*Instruction*: Reproduce exactly, with no pictures, each line from the opening of the material down through the line containing "Chart.register(...registerables);".

*Data excerpt*:

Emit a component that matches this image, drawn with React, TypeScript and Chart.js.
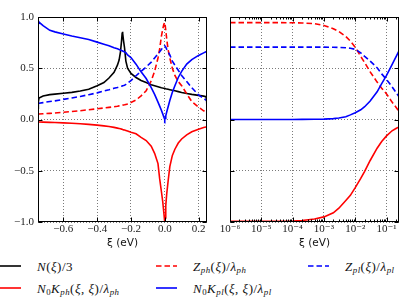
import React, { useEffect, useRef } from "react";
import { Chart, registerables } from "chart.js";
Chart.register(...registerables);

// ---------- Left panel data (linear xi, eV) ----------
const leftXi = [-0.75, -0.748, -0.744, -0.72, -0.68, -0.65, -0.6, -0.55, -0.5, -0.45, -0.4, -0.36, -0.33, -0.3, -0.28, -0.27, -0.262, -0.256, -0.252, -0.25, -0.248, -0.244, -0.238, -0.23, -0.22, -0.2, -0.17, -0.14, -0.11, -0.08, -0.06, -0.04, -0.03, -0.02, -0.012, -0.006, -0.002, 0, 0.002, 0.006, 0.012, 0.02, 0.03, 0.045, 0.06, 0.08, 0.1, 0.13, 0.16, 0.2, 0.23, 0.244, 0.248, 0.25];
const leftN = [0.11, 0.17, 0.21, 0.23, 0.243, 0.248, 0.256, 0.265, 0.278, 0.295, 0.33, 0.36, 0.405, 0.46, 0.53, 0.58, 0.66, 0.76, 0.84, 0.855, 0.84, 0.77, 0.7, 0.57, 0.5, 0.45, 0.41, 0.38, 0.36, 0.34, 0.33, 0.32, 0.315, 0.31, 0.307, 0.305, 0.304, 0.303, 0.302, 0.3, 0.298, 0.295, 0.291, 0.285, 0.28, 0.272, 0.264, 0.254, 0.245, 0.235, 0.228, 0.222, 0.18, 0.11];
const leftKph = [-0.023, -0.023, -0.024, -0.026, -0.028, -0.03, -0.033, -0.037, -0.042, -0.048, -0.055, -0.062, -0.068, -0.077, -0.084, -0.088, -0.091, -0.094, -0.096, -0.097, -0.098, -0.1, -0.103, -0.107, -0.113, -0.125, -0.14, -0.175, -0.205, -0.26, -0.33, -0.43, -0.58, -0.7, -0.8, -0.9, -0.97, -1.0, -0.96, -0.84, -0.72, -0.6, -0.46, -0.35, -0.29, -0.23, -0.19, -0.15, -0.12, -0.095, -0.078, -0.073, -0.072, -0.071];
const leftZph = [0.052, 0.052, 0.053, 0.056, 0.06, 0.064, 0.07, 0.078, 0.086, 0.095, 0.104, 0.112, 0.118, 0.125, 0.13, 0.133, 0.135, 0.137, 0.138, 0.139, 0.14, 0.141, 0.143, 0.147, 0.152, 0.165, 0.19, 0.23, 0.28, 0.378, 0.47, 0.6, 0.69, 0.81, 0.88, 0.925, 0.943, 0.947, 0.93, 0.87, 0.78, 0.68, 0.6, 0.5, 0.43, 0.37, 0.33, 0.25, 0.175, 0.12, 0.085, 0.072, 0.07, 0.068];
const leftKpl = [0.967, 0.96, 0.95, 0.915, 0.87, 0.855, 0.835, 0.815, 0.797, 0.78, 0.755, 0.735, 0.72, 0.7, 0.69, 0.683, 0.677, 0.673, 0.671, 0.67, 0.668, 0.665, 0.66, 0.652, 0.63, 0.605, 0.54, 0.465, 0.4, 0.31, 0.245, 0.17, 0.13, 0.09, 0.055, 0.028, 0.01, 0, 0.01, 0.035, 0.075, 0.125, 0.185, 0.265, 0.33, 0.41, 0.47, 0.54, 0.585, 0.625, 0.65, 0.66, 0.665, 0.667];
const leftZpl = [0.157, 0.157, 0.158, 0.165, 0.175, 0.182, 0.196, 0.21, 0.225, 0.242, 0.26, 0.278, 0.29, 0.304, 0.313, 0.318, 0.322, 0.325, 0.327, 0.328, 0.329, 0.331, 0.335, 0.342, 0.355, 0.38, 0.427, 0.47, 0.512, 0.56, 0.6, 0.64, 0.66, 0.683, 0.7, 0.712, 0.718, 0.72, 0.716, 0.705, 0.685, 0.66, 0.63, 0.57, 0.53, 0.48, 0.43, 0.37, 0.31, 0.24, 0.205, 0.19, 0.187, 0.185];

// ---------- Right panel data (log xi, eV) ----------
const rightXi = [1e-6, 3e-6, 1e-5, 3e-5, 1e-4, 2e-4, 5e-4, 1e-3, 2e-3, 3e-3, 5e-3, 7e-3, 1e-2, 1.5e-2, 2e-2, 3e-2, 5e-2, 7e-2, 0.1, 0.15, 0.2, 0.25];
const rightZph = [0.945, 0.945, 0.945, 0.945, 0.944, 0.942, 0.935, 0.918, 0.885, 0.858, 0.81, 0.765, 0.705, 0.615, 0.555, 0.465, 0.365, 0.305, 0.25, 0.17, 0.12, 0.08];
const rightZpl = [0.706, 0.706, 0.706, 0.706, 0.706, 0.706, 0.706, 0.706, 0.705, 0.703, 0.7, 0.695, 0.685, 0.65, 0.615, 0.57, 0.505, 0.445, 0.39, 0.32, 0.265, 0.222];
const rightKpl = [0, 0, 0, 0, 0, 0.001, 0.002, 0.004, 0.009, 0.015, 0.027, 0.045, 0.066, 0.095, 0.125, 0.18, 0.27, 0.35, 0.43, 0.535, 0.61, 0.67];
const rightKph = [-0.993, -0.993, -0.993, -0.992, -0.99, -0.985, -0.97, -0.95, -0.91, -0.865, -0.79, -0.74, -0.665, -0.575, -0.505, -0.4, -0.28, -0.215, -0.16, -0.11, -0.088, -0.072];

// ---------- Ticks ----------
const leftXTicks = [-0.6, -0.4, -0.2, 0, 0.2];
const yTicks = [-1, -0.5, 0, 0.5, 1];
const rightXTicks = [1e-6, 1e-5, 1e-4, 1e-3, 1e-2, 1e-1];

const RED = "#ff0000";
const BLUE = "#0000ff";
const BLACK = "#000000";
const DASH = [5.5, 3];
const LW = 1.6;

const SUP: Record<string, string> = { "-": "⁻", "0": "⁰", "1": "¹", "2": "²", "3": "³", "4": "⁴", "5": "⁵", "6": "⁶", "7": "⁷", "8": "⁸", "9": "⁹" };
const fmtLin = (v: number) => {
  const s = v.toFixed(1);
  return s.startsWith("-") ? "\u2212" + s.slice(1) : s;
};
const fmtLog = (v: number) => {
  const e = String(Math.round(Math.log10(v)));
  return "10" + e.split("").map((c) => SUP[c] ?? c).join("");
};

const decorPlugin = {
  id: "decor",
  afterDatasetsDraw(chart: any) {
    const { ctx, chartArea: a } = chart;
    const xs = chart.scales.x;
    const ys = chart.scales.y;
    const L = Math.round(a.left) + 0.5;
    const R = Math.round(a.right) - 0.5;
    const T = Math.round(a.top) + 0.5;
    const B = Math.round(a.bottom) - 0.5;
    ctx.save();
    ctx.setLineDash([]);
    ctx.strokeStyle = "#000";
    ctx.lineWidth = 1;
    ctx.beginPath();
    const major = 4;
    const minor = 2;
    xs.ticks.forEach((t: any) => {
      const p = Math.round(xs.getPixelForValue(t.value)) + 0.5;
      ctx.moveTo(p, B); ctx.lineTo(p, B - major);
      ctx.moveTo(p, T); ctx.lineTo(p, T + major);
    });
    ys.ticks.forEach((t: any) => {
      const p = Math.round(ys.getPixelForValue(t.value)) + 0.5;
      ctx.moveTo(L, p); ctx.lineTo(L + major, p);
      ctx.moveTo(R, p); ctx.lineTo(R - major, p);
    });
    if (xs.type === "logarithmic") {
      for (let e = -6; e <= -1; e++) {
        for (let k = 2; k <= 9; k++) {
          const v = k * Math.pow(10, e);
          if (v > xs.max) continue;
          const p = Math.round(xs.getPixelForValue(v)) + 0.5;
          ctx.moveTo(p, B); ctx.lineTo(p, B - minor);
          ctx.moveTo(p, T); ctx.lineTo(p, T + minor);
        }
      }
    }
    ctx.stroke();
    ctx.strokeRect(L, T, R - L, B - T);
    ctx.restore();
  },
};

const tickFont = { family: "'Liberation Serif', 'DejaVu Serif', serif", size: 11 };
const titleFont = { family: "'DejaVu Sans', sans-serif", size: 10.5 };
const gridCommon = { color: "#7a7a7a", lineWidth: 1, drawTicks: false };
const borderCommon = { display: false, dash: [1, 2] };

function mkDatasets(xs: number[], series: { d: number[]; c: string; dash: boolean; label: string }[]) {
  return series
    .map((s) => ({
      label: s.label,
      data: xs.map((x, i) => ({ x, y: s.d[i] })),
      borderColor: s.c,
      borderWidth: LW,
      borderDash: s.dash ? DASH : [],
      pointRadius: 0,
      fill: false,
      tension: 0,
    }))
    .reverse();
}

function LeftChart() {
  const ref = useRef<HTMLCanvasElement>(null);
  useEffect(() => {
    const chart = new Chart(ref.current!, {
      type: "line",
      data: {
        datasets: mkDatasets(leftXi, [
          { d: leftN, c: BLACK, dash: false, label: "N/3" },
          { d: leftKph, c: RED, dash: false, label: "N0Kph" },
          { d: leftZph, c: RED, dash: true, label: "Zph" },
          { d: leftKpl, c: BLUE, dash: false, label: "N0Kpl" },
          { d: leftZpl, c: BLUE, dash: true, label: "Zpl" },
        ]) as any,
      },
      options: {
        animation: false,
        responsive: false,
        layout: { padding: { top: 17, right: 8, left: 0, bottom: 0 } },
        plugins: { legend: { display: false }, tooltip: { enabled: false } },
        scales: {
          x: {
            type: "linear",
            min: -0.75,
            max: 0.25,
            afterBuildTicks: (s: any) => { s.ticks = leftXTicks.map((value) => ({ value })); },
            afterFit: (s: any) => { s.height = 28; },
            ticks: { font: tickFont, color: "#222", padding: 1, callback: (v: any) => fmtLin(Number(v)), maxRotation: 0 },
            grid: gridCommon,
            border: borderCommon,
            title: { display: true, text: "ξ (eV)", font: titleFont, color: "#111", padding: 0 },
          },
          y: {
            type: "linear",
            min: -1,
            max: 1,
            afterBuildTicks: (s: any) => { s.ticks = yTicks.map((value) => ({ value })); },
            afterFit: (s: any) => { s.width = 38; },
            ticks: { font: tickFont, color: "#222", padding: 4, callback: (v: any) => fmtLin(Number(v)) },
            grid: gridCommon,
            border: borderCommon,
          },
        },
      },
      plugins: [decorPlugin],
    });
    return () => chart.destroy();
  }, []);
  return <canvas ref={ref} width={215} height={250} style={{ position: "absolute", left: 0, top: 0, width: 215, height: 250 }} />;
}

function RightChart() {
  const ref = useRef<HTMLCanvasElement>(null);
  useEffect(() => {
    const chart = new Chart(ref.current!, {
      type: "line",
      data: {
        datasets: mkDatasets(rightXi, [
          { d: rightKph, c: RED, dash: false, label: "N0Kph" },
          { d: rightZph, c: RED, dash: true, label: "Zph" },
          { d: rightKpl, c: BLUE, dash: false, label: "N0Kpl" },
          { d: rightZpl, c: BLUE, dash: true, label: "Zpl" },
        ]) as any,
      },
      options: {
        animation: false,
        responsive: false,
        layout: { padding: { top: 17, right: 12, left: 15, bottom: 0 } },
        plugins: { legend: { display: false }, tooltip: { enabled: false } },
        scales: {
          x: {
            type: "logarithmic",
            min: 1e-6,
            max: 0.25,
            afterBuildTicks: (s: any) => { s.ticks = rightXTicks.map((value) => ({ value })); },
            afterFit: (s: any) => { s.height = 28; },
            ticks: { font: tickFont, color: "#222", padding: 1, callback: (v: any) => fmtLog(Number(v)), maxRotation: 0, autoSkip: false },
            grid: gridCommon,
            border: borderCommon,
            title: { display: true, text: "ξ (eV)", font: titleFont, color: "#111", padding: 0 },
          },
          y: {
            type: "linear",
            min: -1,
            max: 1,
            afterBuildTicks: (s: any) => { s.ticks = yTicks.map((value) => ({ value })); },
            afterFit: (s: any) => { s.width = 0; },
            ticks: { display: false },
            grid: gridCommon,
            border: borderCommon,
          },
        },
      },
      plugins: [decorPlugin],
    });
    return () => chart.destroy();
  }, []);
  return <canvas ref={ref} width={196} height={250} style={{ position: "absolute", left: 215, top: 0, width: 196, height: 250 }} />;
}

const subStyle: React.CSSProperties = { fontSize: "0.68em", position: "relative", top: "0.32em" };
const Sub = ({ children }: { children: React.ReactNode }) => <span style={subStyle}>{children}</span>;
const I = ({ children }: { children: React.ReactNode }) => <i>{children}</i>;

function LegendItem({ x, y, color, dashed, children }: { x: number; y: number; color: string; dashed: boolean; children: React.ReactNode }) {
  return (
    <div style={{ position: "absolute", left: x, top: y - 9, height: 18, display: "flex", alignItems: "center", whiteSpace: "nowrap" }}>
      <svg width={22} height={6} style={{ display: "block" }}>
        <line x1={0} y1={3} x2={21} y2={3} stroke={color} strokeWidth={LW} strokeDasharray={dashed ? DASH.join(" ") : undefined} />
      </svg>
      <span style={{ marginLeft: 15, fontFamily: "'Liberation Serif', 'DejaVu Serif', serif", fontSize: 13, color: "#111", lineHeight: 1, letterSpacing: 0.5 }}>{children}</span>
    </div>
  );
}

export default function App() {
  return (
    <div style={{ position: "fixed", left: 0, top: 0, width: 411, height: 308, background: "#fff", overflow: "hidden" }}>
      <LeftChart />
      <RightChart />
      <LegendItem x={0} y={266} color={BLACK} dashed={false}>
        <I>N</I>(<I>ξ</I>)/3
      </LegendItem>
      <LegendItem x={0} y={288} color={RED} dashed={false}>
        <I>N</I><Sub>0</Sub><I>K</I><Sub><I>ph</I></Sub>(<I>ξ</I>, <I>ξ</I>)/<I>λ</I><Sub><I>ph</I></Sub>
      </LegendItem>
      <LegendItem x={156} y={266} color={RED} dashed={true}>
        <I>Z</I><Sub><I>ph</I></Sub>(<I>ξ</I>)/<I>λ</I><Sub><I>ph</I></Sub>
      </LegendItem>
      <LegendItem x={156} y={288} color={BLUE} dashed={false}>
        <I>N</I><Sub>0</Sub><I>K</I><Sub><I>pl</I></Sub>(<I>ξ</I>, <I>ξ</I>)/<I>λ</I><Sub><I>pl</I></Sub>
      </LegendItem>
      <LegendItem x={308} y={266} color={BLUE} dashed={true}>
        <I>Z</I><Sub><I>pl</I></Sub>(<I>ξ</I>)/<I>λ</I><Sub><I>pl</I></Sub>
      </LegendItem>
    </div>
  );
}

*Exercise solution*:
Emit a component that matches this image, drawn with React, TypeScript and Chart.js.
import React, { useEffect, useRef } from "react";
import { Chart, registerables } from "chart.js";
Chart.register(...registerables);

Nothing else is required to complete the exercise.